In Belgium, a country reputed for its beer, mushrooms nourished on a byproduct from the brew are doing booming business.
The high-end fungi grown by Brussels firm Eclo in a disused abattoir are finding their way to gourmet customers — while boosting the circular economy.
The seven mushroom varieties produced by Eclo are mostly sought-after exotic types usually found in Asia, including shiitake, maitake and pom pom mushrooms.
Photo: AFP
They all fetch premium prices on the firm’s Web site, about 22 euros (US$21.40) for a 750g box, and the substrate — the substance the spores grow out of — is easy to come by in Belgium: a mix of spent grain left over from the mashing process to make beer, and discarded baguettes and dried bread.
“The beer and the bread don’t have any effect on the mushrooms’ taste, but we get better yields from them in terms of quantity and quality,” said Quentin Declerck, one of Eclo’s founders.
His company has for several years been collecting the brewers’ grain from Belgian beermaker Cantillon and leftover bread from Colruyt Group supermarkets and the Bon Pain chain of bakery and sandwich shops.
Photo: AFP
The collaboration enables Eclo to recycle 5 tonnes of brewers’ discarded grain and 18 tonnes of bread annually. That castoff material then goes into Eclo’s cold rooms, where the mushrooms grow in the moist air.
Each week, the company sells between 8 and 10 tonnes of its mushrooms.
Beyond the blooming financial advantage the activity brings, contributing to a domestically made and ecologically friendly production in Brussels is a motivation, Declerck said.
“We realized that many of the mushrooms bought in shops came from the Netherlands, many from eastern [European] countries, and even further afield, from China,” he said. “Today there is a certain production that has been relocalized [to Belgium]. We are part of that movement.”
Eclo was created in 2014 after its founders read a book about the circular economy, in which discarded items are repurposed and reintroduced into the market rather than thrown away. The book spoke of growing mushrooms from coffee grounds — a process already being used by another Brussels company.
Eclo tried that route initially, but “it was a resounding failure” for the varieties it wanted to grow, Declerck said.
“Shiitake doesn’t grow at all in coffee grounds,” he said.
So the company switched direction for its substrate, and trained about 30 people on how to grow mushrooms from brewers’ grain and bread.
The experience has had its ups and downs.
“Some of them just gave up.
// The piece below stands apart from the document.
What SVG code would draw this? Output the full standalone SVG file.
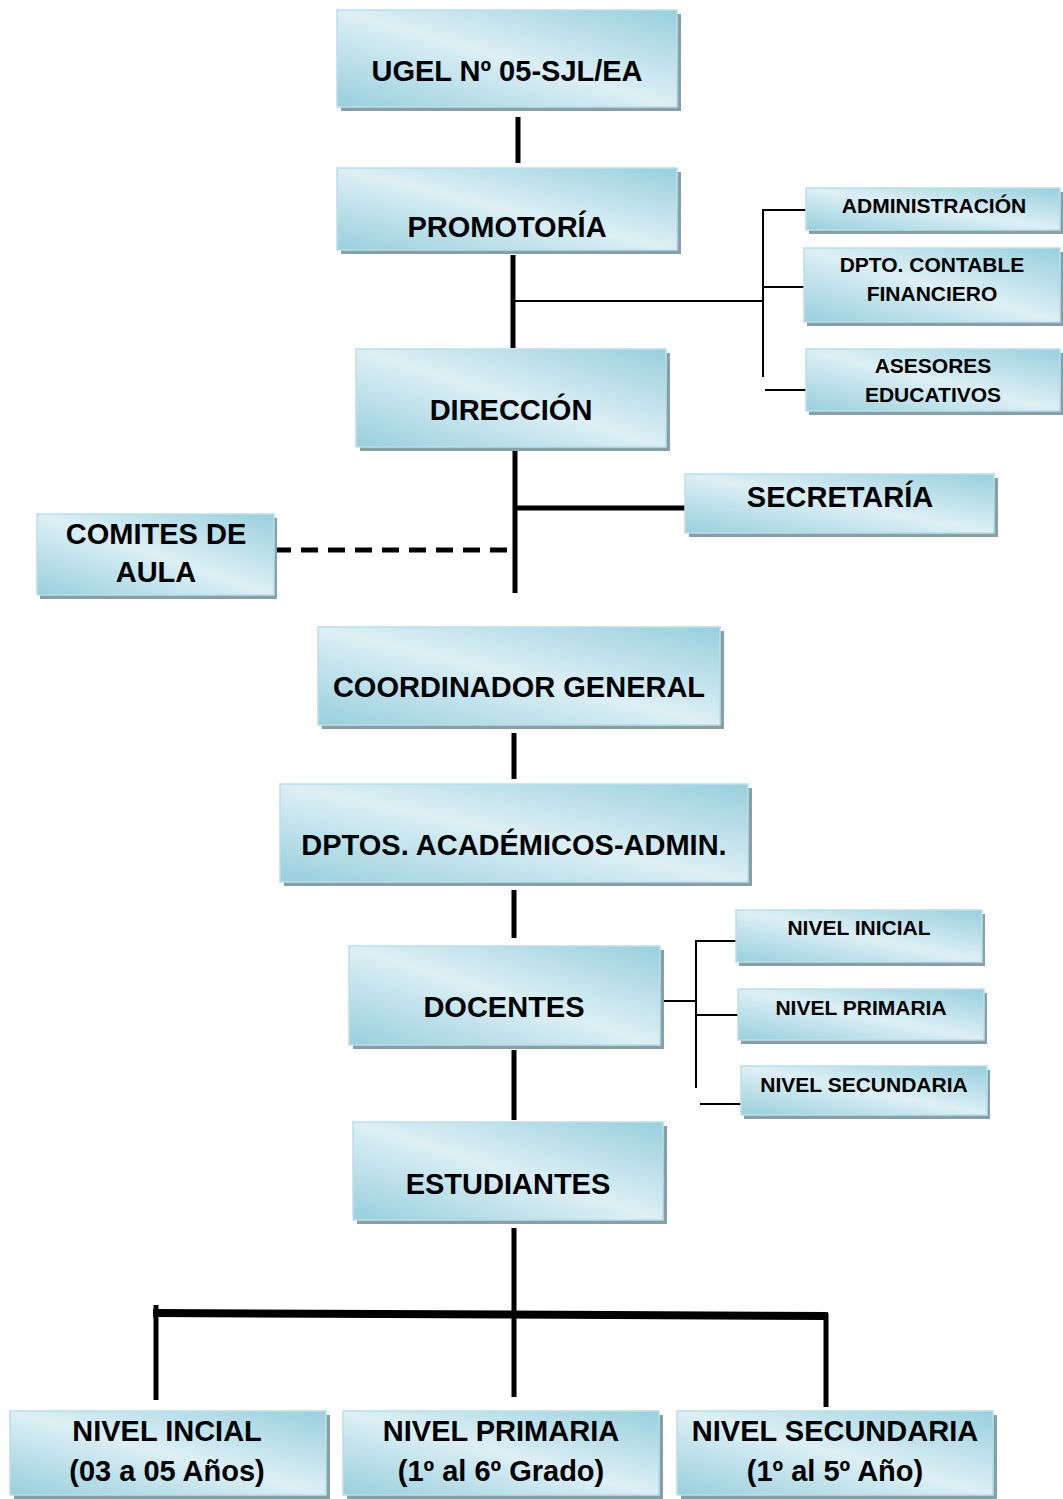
<svg xmlns="http://www.w3.org/2000/svg" width="1063" height="1499" viewBox="0 0 1063 1499">
<style>
.sh{fill:#8a9ea6}
.bx{fill:url(#g);stroke:#b9e0ea;stroke-width:1.5}
.t{font-family:"Liberation Sans",Arial,sans-serif;font-weight:bold;fill:#000;text-anchor:middle}
.big{font-size:29px}
.sm{font-size:21px}
.thick{stroke:#000;stroke-width:5;fill:none}
.thin{stroke:#000;stroke-width:2;fill:none}
</style>
<defs>
<linearGradient id="g" x1="1" y1="0" x2="0" y2="1">
<stop offset="0" stop-color="#98cfdd"/>
<stop offset="0.5" stop-color="#ddeff5"/>
<stop offset="1" stop-color="#98cfdd"/>
</linearGradient>
</defs>
<rect width="1063" height="1499" fill="#fff"/>
<g id="connectors">
<line class="thick" x1="518" y1="117" x2="518" y2="163"/>
<line class="thick" x1="513" y1="255" x2="513" y2="348"/>
<line class="thin" x1="513" y1="301" x2="763" y2="301"/>
<line class="thin" x1="763" y1="210" x2="763" y2="377"/>
<line class="thin" x1="762" y1="210" x2="806" y2="210"/>
<line class="thin" x1="762" y1="287" x2="804" y2="287"/>
<line class="thin" x1="765" y1="390" x2="806" y2="390"/>
<line class="thick" x1="515" y1="447" x2="515" y2="593"/>
<line class="thick" x1="515" y1="508" x2="685" y2="508"/>
<line stroke="#000" stroke-width="5" stroke-dasharray="17,10" x1="274" y1="550" x2="515" y2="550"/>
<line class="thick" x1="514" y1="733" x2="514" y2="779"/>
<line class="thick" x1="514" y1="890" x2="514" y2="938"/>
<line class="thin" x1="660" y1="1001" x2="696" y2="1001"/>
<line class="thin" x1="696" y1="941" x2="696" y2="1088"/>
<line class="thin" x1="695" y1="941" x2="738" y2="941"/>
<line class="thin" x1="695" y1="1015" x2="740" y2="1015"/>
<line class="thin" x1="700" y1="1104" x2="742" y2="1104"/>
<line class="thick" x1="514" y1="1050" x2="514" y2="1120"/>
<line class="thick" x1="514" y1="1228" x2="514" y2="1397"/>
<polygon points="153,1309 828,1312 828,1320 153,1317" fill="#000"/>
<line class="thick" x1="156" y1="1305" x2="156" y2="1400"/>
<line class="thick" x1="826" y1="1313" x2="826" y2="1407"/>
</g>
<g id="ugel"><rect class="sh" x="341" y="14" width="340" height="97"/><rect class="bx" x="337" y="10" width="340" height="97"/><text class="t big" x="507" y="81">UGEL Nº 05-SJL/EA</text></g>
<g id="promotoria"><rect class="sh" x="341" y="172" width="340" height="82"/><rect class="bx" x="337" y="168" width="340" height="82"/><text class="t big" x="507" y="237">PROMOTORÍA</text></g>
<g id="administracion"><rect class="sh" x="809" y="192" width="254" height="42"/><rect class="bx" x="806" y="188" width="254" height="42"/><text class="t sm" x="934" y="213">ADMINISTRACIÓN</text></g>
<g id="contable"><rect class="sh" x="807" y="252" width="256" height="74"/><rect class="bx" x="804" y="248" width="256" height="74"/><text class="t sm" x="932" y="272">DPTO. CONTABLE</text><text class="t sm" x="932" y="301">FINANCIERO</text></g>
<g id="asesores"><rect class="sh" x="809" y="353" width="254" height="62"/><rect class="bx" x="806" y="349" width="254" height="62"/><text class="t sm" x="933" y="373">ASESORES</text><text class="t sm" x="933" y="402">EDUCATIVOS</text></g>
<g id="direccion"><rect class="sh" x="360" y="353" width="310" height="98"/><rect class="bx" x="356" y="349" width="310" height="98"/><text class="t big" x="511" y="420">DIRECCIÓN</text></g>
<g id="secretaria"><rect class="sh" x="689" y="478" width="309" height="59"/><rect class="bx" x="685" y="474" width="309" height="59"/><text class="t big" x="840" y="507">SECRETARÍA</text></g>
<g id="comites"><rect class="sh" x="40" y="518" width="237" height="81"/><rect class="bx" x="37" y="514" width="237" height="81"/><text class="t big" x="156" y="544">COMITES DE</text><text class="t big" x="156" y="582">AULA</text></g>
<g id="coordinador"><rect class="sh" x="322" y="631" width="402" height="98"/><rect class="bx" x="318" y="627" width="402" height="98"/><text class="t big" x="519" y="697">COORDINADOR GENERAL</text></g>
<g id="dptos"><rect class="sh" x="284" y="788" width="468" height="98"/><rect class="bx" x="280" y="784" width="468" height="98"/><text class="t big" x="514" y="855">DPTOS. ACADÉMICOS-ADMIN.</text></g>
<g id="docentes"><rect class="sh" x="353" y="950" width="311" height="99"/><rect class="bx" x="349" y="946" width="311" height="99"/><text class="t big" x="504" y="1017">DOCENTES</text></g>
<g id="nivel-inicial-d"><rect class="sh" x="739" y="914" width="246" height="52"/><rect class="bx" x="736" y="910" width="246" height="52"/><text class="t sm" x="859" y="935">NIVEL INICIAL</text></g>
<g id="nivel-primaria-d"><rect class="sh" x="741" y="993" width="246" height="51"/><rect class="bx" x="738" y="989" width="246" height="51"/><text class="t sm" x="861" y="1015">NIVEL PRIMARIA</text></g>
<g id="nivel-secundaria-d"><rect class="sh" x="744" y="1070" width="246" height="49"/><rect class="bx" x="741" y="1066" width="246" height="49"/><text class="t sm" x="864" y="1092">NIVEL SECUNDARIA</text></g>
<g id="estudiantes"><rect class="sh" x="357" y="1126" width="310" height="98"/><rect class="bx" x="353" y="1122" width="310" height="98"/><text class="t big" x="508" y="1194">ESTUDIANTES</text></g>
<g id="nivel-inicial"><rect class="sh" x="14" y="1415" width="316" height="84"/><rect class="bx" x="10" y="1411" width="316" height="84"/><text class="t big" x="167" y="1441">NIVEL INCIAL</text><text class="t big" x="167" y="1481">(03 a 05 Años)</text></g>
<g id="nivel-primaria"><rect class="sh" x="347" y="1415" width="316" height="84"/><rect class="bx" x="343" y="1411" width="316" height="84"/><text class="t big" x="501" y="1441">NIVEL PRIMARIA</text><text class="t big" x="501" y="1481">(1º al 6º Grado)</text></g>
<g id="nivel-secundaria"><rect class="sh" x="681" y="1415" width="316" height="84"/><rect class="bx" x="677" y="1411" width="316" height="84"/><text class="t big" x="835" y="1441">NIVEL SECUNDARIA</text><text class="t big" x="835" y="1481">(1º al 5º Año)</text></g>
</svg>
This is still a form of farming and it’s tough — you work in very moist rooms, sometimes you don’t see the sun all day,” Declerck said.
Trying to compete against industrial-scale rivals also dealt a blow to the morale of some.
“You need to cope with market prices otherwise you simply don’t sell. We’ve found our niche, so we’re able to pay our people fairly, but a lot of projects don’t pay,” Declerck said.
Eclo is testing out other options in its production, for instance seeing if substrate using discarded ground cacao beans. It is also seeking to grow and set up a factory that can sell substrates on the European market.
In Belgium, the number of companies involved in the circular economy grew by one-third between 2019 and last year, a study released this year by the Inoopa start-up found.
Yet there is still a long path ahead: A study for Belgium’s Wallonia region in June found that 60 percent of the companies on its territory did not know at all about the concept of the circular economy.